## Dataset content
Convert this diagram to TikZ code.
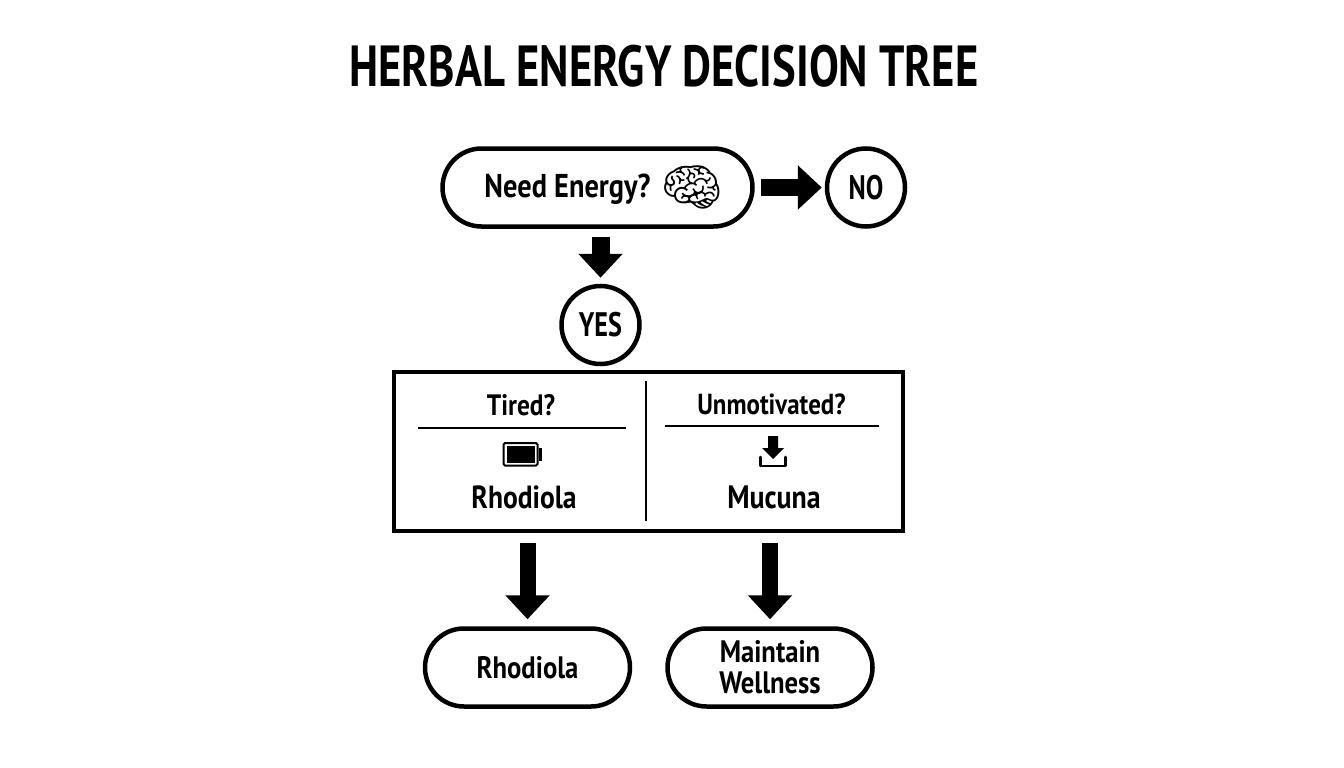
\documentclass[tikz,border=0pt]{standalone}
\usepackage{fontspec}
\usetikzlibrary{arrows.meta,shapes.misc,calc}
\setmainfont{PT Sans}[BoldFont={PT Sans Bold},FakeStretch=0.86]
\newfontfamily\titlefont{PT Sans Bold}[FakeStretch=0.77]
\newfontfamily\emojifont{Noto Emoji}
\newcommand{\fs}[1]{\fontsize{#1}{#1}\selectfont\bfseries}
\tikzset{
  pill/.style={draw=black,line width=4.5pt,rounded rectangle,fill=white,align=center,inner sep=0pt},
  yesno/.style={draw=black,line width=4.5pt,circle,minimum size=78pt,inner sep=0pt,font={\titlefont\fontsize{34}{34}\selectfont}},
  blockarrow/.style={draw=black,line width=#1,-{Triangle[length=24pt,width=43pt]},shorten <=8pt},
  blockarrow/.default=17pt,
  label/.style={inner sep=0pt,align=center},
  thinrule/.style={draw=black,line width=2pt},
}
\begin{document}
\begin{tikzpicture}[x=1pt,y=-1pt]
\useasboundingbox[fill=white] (0,0) rectangle (1344,768);
\node[label,font={\titlefont\fontsize{58}{58}\selectfont}] (title) at (664,66) {HERBAL ENERGY DECISION TREE};
\node[pill,minimum width=310pt,minimum height=78pt] (need) at (597.5,187.5) {};
\node[label,font=\fs{33}] (needt) at (567.5,189.5) {Need Energy?};
\node[label,font={\emojifont\fontsize{50}{50}\selectfont}] (brain) at (692,187) {🧠};
\node[yesno] (no) at (866,187.5) {NO};
\node[yesno] (yes) at (600.5,325) {YES};
\node[draw=black,line width=4.5pt,minimum width=509pt,minimum height=159pt,inner sep=0pt] (box) at (648.5,451.5) {};
\coordinate (divt) at (646,381);
\coordinate (divb) at (646,521);
\draw[thinrule] (divt) -- (divb);
\coordinate (lla) at (418,427.5);
\coordinate (llb) at (626,427.5);
\draw[thinrule] (lla) -- (llb);
\coordinate (rla) at (665,425.5);
\coordinate (rlb) at (879,425.5);
\draw[thinrule] (rla) -- (rlb);
\node[label,font=\fs{29.5}] (tired) at (521,405) {Tired?};
\node[label,font=\fs{29}] (unmot) at (771.5,404.5) {Unmotivated?};
\node[label,font=\fs{32}] (rh) at (524,497) {Rhodiola};
\node[label,font=\fs{32.4}] (mu) at (774,497) {Mucuna};
% battery icon
\draw[black,line width=2pt,rounded corners=1.5pt] (503.5,443) rectangle (537.5,465.5);
\fill[black] (506.5,446) rectangle (534.5,462.5);
\fill[black] (538.5,448) rectangle (542,460.5);
% download icon
\fill[black] (768,436) -- (778,436) -- (778,448) -- (784,448) -- (773,459) -- (762,448) -- (768,448) -- cycle;
\draw[black,line width=2.6pt,line cap=round,line join=round] (760.5,457) -- (760.5,466) -- (785.5,466) -- (785.5,457);
\node[pill,minimum width=205pt,minimum height=78pt,font=\fs{31}] (rhodb) at (527.5,667.5) {Rhodiola};
\node[pill,minimum width=205pt,minimum height=78pt,font=\fs{31}] (maint) at (770,667.5) {Maintain\\[0pt]Wellness};
\draw[blockarrow,shorten >=3pt,shorten <=6pt] (need.east) -- (no.west);
\draw[blockarrow=18pt,shorten >=6pt] (need.south -| yes.north) -- (yes.north);
\draw[blockarrow=16pt,shorten >=7pt,shorten <=10pt] (rhodb.north |- box.south) -- (rhodb.north);
\draw[blockarrow=16pt,shorten >=7pt,shorten <=10pt] (maint.north |- box.south) -- (maint.north);
\end{tikzpicture}
\end{document}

## Objective
Give every line above again exactly, with no pictures.

## Written solution
Convert this diagram to TikZ code.
\documentclass[tikz,border=0pt]{standalone}
\usepackage{fontspec}
\usetikzlibrary{arrows.meta,shapes.misc,calc}
\setmainfont{PT Sans}[BoldFont={PT Sans Bold},FakeStretch=0.86]
\newfontfamily\titlefont{PT Sans Bold}[FakeStretch=0.77]
\newfontfamily\emojifont{Noto Emoji}
\newcommand{\fs}[1]{\fontsize{#1}{#1}\selectfont\bfseries}
\tikzset{
  pill/.style={draw=black,line width=4.5pt,rounded rectangle,fill=white,align=center,inner sep=0pt},
  yesno/.style={draw=black,line width=4.5pt,circle,minimum size=78pt,inner sep=0pt,font={\titlefont\fontsize{34}{34}\selectfont}},
  blockarrow/.style={draw=black,line width=#1,-{Triangle[length=24pt,width=43pt]},shorten <=8pt},
  blockarrow/.default=17pt,
  label/.style={inner sep=0pt,align=center},
  thinrule/.style={draw=black,line width=2pt},
}
\begin{document}
\begin{tikzpicture}[x=1pt,y=-1pt]
\useasboundingbox[fill=white] (0,0) rectangle (1344,768);
\node[label,font={\titlefont\fontsize{58}{58}\selectfont}] (title) at (664,66) {HERBAL ENERGY DECISION TREE};
\node[pill,minimum width=310pt,minimum height=78pt] (need) at (597.5,187.5) {};
\node[label,font=\fs{33}] (needt) at (567.5,189.5) {Need Energy?};
\node[label,font={\emojifont\fontsize{50}{50}\selectfont}] (brain) at (692,187) {🧠};
\node[yesno] (no) at (866,187.5) {NO};
\node[yesno] (yes) at (600.5,325) {YES};
\node[draw=black,line width=4.5pt,minimum width=509pt,minimum height=159pt,inner sep=0pt] (box) at (648.5,451.5) {};
\coordinate (divt) at (646,381);
\coordinate (divb) at (646,521);
\draw[thinrule] (divt) -- (divb);
\coordinate (lla) at (418,427.5);
\coordinate (llb) at (626,427.5);
\draw[thinrule] (lla) -- (llb);
\coordinate (rla) at (665,425.5);
\coordinate (rlb) at (879,425.5);
\draw[thinrule] (rla) -- (rlb);
\node[label,font=\fs{29.5}] (tired) at (521,405) {Tired?};
\node[label,font=\fs{29}] (unmot) at (771.5,404.5) {Unmotivated?};
\node[label,font=\fs{32}] (rh) at (524,497) {Rhodiola};
\node[label,font=\fs{32.4}] (mu) at (774,497) {Mucuna};
% battery icon
\draw[black,line width=2pt,rounded corners=1.5pt] (503.5,443) rectangle (537.5,465.5);
\fill[black] (506.5,446) rectangle (534.5,462.5);
\fill[black] (538.5,448) rectangle (542,460.5);
% download icon
\fill[black] (768,436) -- (778,436) -- (778,448) -- (784,448) -- (773,459) -- (762,448) -- (768,448) -- cycle;
\draw[black,line width=2.6pt,line cap=round,line join=round] (760.5,457) -- (760.5,466) -- (785.5,466) -- (785.5,457);
\node[pill,minimum width=205pt,minimum height=78pt,font=\fs{31}] (rhodb) at (527.5,667.5) {Rhodiola};
\node[pill,minimum width=205pt,minimum height=78pt,font=\fs{31}] (maint) at (770,667.5) {Maintain\\[0pt]Wellness};
\draw[blockarrow,shorten >=3pt,shorten <=6pt] (need.east) -- (no.west);
\draw[blockarrow=18pt,shorten >=6pt] (need.south -| yes.north) -- (yes.north);
\draw[blockarrow=16pt,shorten >=7pt,shorten <=10pt] (rhodb.north |- box.south) -- (rhodb.north);
\draw[blockarrow=16pt,shorten >=7pt,shorten <=10pt] (maint.north |- box.south) -- (maint.north);
\end{tikzpicture}
\end{document}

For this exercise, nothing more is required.